Le contraste entre la théorie marxiste d’une société reposant fondamentalement sur l’opposition entre deux classes définies par leur rapport à la production, et l’affirmation d’une vision catholique du monde au sens étymologique du terme, c’est à dire celui d’une communauté universelle, est a priori saisissant. Cependant, il convient de préciser le réel point de divergence qui oppose en apparence ces deux conceptions : il ne s’agit pas tant de la division de la société en deux catégories que de la question d’un éventuel affrontement entre celles-ci. D’abord réticente à établir le constat d’une humanité dont les inégalités ne seraient pas juste contingentes mais structurellement établies, par crainte d’une contradiction avec l’idée même d’universalisme, l’Église a fini par reconnaître l’existence de deux classes. Dès 1891, dans l’encyclique qui pose les jalons de ce qui deviendra la doctrine sociale de l’Église, le pape Léon XIII reconnaît que « les violents bouleversements sociaux ont divisé le corps social en deux classes et ont creusé entre elles un immense abîme. D’un côté,une faction, toute puissante par sa richesse, maîtresse absolue de l’industrie et du commerce, détournant le cours des richesses, faisant affluer vers elle toutes les sources et tenant en sa main plus d’un ressort de l’administration publique. De l’autre, une multitude indigente et faible ». Évidemment, l’analyse des causes et des mécanismes de cette division diverge de la théorie marxiste, et l’intention du pape n’est d’ailleurs nullement d’en déterminer les détails. Mais l’esprit du texte contient l’essentiel de ce qui constitue la première passerelle entre socialisme et christianisme : l’existence effective d’une injustice fondamentale. La divergence des chemins du chrétien et du socialiste implique nécessairement une convergence antérieure.
C’est précisément à cette étape que s’immisce la confusion qui trompe bien souvent autant les chrétiens que les socialistes. Une fois l’injustice constatée et ses affres reconnues, que convient-il de faire ? À cette question, les socialistes n’entendent pas admettre d’autre réponse que la lutte, c’est à dire la résolution immédiate de l’injustice. Dans la doctrine marxiste, la traduction de cette volonté mène à la nécessaire réalisation du projet socialiste, dont l’avenir devient nécessité par l’effet du matérialisme historique. Les flous contenus dans les écrits sociologiques de Marx ouvrant aisément la voie à des assertions relevant parfois moins de la déduction que du prophétisme, cette téléologie socialiste tendant indéfectiblement vers une société sans classe éloigne assurément tout autre destin humain. Or, c’est justement par l’avènement d’un autre destin humain que le christianisme répond à la question « que faire face à l’injustice ? ». Puisque son âme est appelée à être sauvée et à survivre après sa mort, l’homme ne peut mener qu’un combat vain et illusoire contre l’injustice matérielle. Pire encore, ce combat pourrait perdre l’âme de celui qui le mène, en causant d’autres injustices par ses actes.

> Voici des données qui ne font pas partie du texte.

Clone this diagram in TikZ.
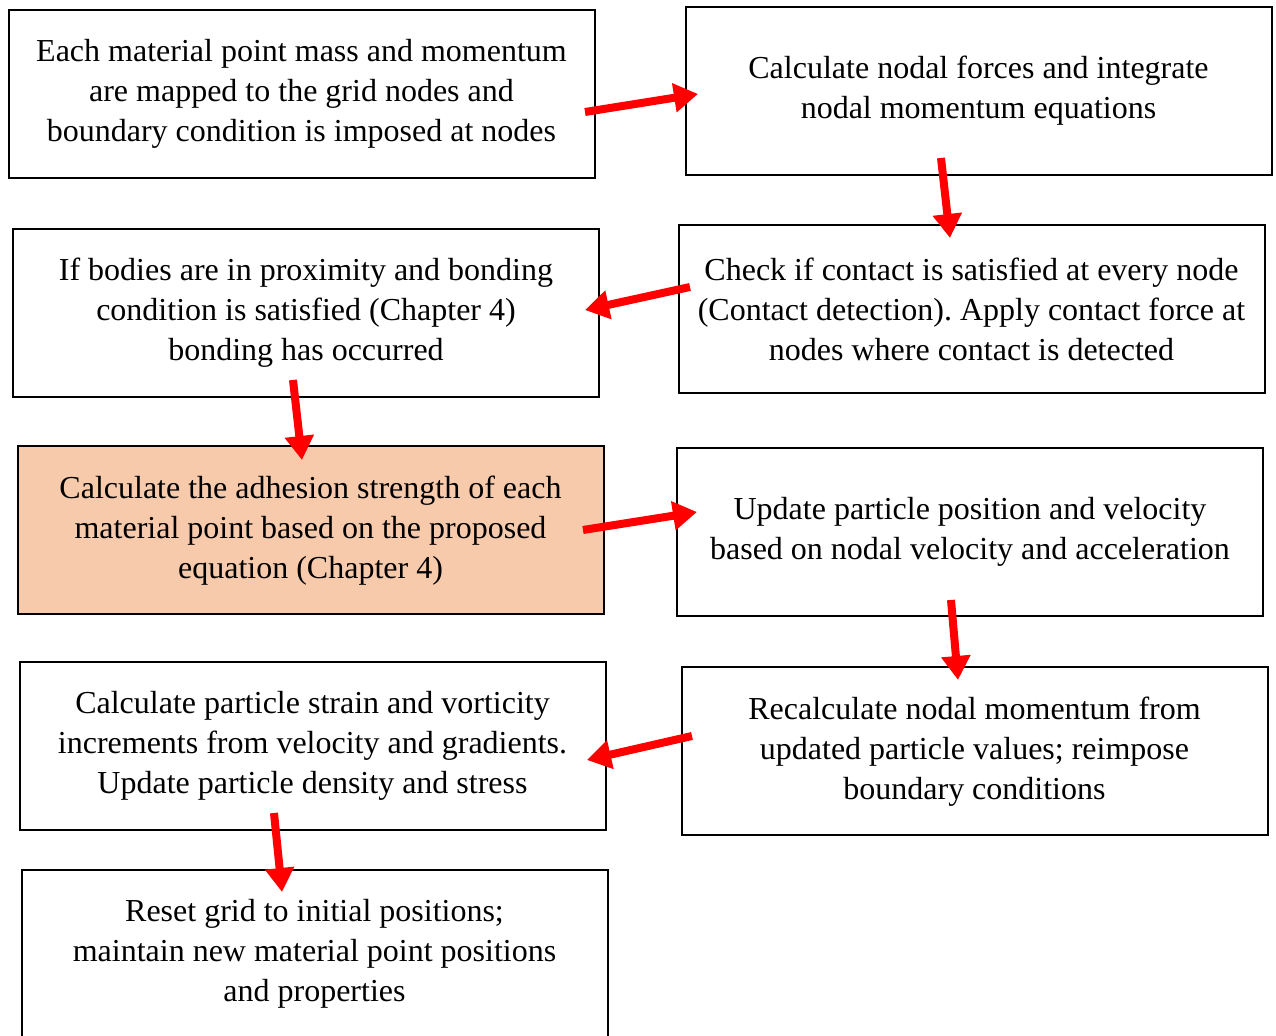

Est-ce suffisant pour sceller définitivement l’incompatibilité de la foi et de la lutte des classes ? Jean Jaurès le rappelle dans sa thèse complémentaire Les origines du socialisme allemand, les textes de Marx ne professent pas l’incompatibilité insurmontable de ces deux visions divergentes. Lorsque Karl Marx parle d’un « opium du peuple », il se réfère précisément à la misère religieuse et non à la religion elle-même. « La misère religieuse est tout à la fois l’expression de la misère réelle et la protestation contre la misère réelle. » La croyance en une justice dans l’au-delà est produite par l’injustice du monde réel, mais elle n’empêche pas de la combattre. Karl Marx écrit justement ces lignes dans l’intention de démontrer aux socialistes du début des années 1840 l’erreur qu’ils commettent en désignant la religion comme leur ennemi principal. Selon lui, il faut combattre le mal, et non ses symptômes: Jean Jaurès reprend à son compte l’idée que le socialisme n’a pas pour objet d‘abolir la foi, même s’il lui faut veiller à ne pas s’assoupir sous ses effets.
Le dépassement du déterminisme matérialiste par l’esprit
Jean Jaurès n’a cependant pas oublié l’analyse marxiste de la religion comme instrument de domination d’une classe sur l’autre. Aussi admet-il pleinement qu’elle ait pu être utilisée contre la classe ouvrière au cours des siècles, afin de chercher dans l’assentiment du peuple le plus efficace moyen d’étouffer jusqu’au sentiment même d’injustice par l’impérieuse nécessité de la résignation. Cependant, c’est justement parce qu’il se méfie de cette religion devenue pure morale et donc, dans une perspective socialiste, morale d’une classe, que Jaurès préfère la « religion éternelle » des Évangiles, pure de tout ajustement séculaire aux contingences de l’Histoire.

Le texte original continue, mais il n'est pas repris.